Empty plate for food researchers to fill

29 NOVEMBER 2000

Agriculture and food researchers from around Australia, New Zealand and the United States attending the Agrifood Research Network meeting in the small NSW town of Tumbarumba this week have been told there is a research vacuum to fill as policy makers grapple with new problems.

Agriculture and food researchers from around Australia, New Zealand and the United States attending the Agrifood Research Network meeting in the small NSW town of Tumbarumba this week have been told there is a research vacuum to fill as policy makers grapple with new problems.

Associate Director of Charles Sturt University's (CSU) Centre for Rural Social Research, Associate Professor Ian Gray, said current issues including rural restructuring, genetic modification and environmental decay present challenges for policy makers who find little inspiration in old sources of advice.

The eighth annual conference of the Agrifood Research Network, with the theme Agriculture, Food and Public Policy: Issues for a New Century will be held on Friday 1 and Saturday 2 December.

Leading international researchers will explore this theme in a range of addresses on genetically modified food, global food security and safety, organic food, rural restructuring, prospects for regional renewal and resource conservation.

Speakers include renowned author on globalisation, Professor Philip McMichael from Cornell University, United States, on Food for thought versus food for real: the global debate on food security; and Dr Hugh Campbell from the University of Otago, New Zealand, on What the Royal Commission on GMOs needs to know about Organic Agriculture in New Zealand.

Other topics include Social adjustment to agricultural restructuring: the impact of falling rural population densities; Neoliberalism, Individualism and Prospects for Regional Renewal; and Feeding a Growing City: Planning the provision of meat for Sydney in the new Century.

The Agrifood Research Network is a group of like-minded researchers from Australia and New Zealand working on global agriculture and food issues.

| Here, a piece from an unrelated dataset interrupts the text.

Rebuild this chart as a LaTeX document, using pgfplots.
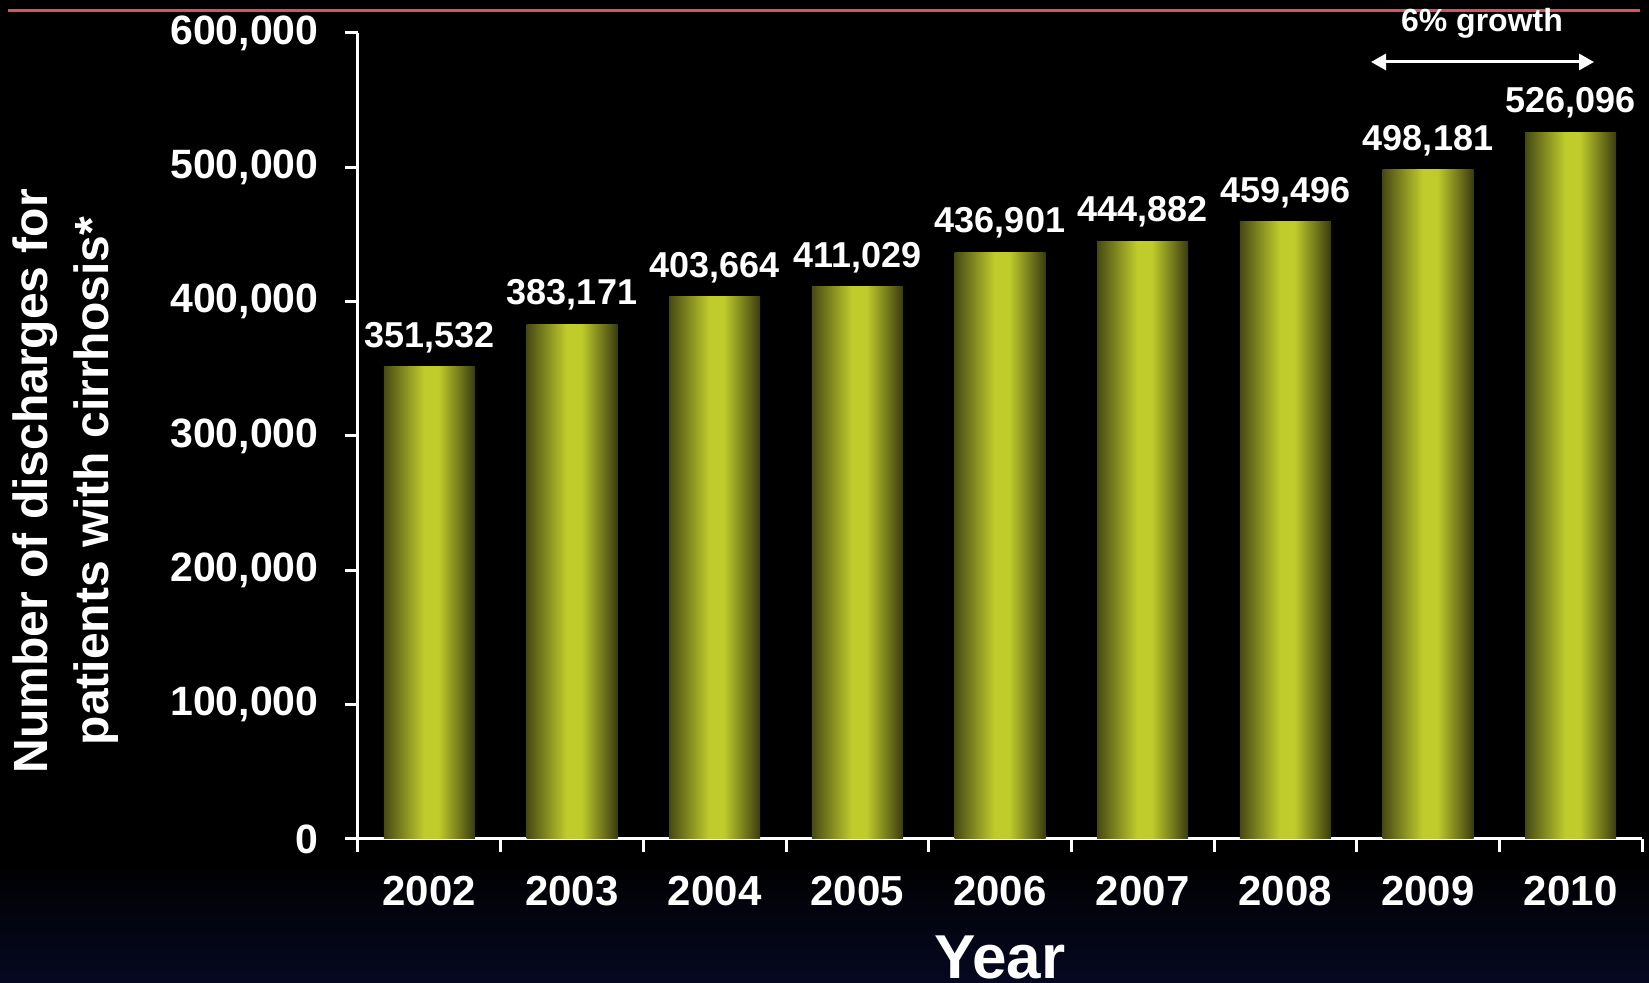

The annual conference, being held for the first time in regional NSW, is being organised by Charles Sturt University's Centre for Rural Social Research, the leading national centre for research into rural social issues in Australia.

With this year's rural focus, the organisers felt it was appropriate to meet in a rural location to experience some of these issues at a "grass roots" level.

Professor Gray said Tumbarumba, located in the foothills of the Snowy Mountains, is a town facing economic and environmental problems, yet it is a community adapting to change.

The town's Mayor, Mr George Martin, has been invited to speak about Tumbarumba's experience of change and how rural restructuring looks from the local perspective at the opening dinner at 7pm Thursday 30 November.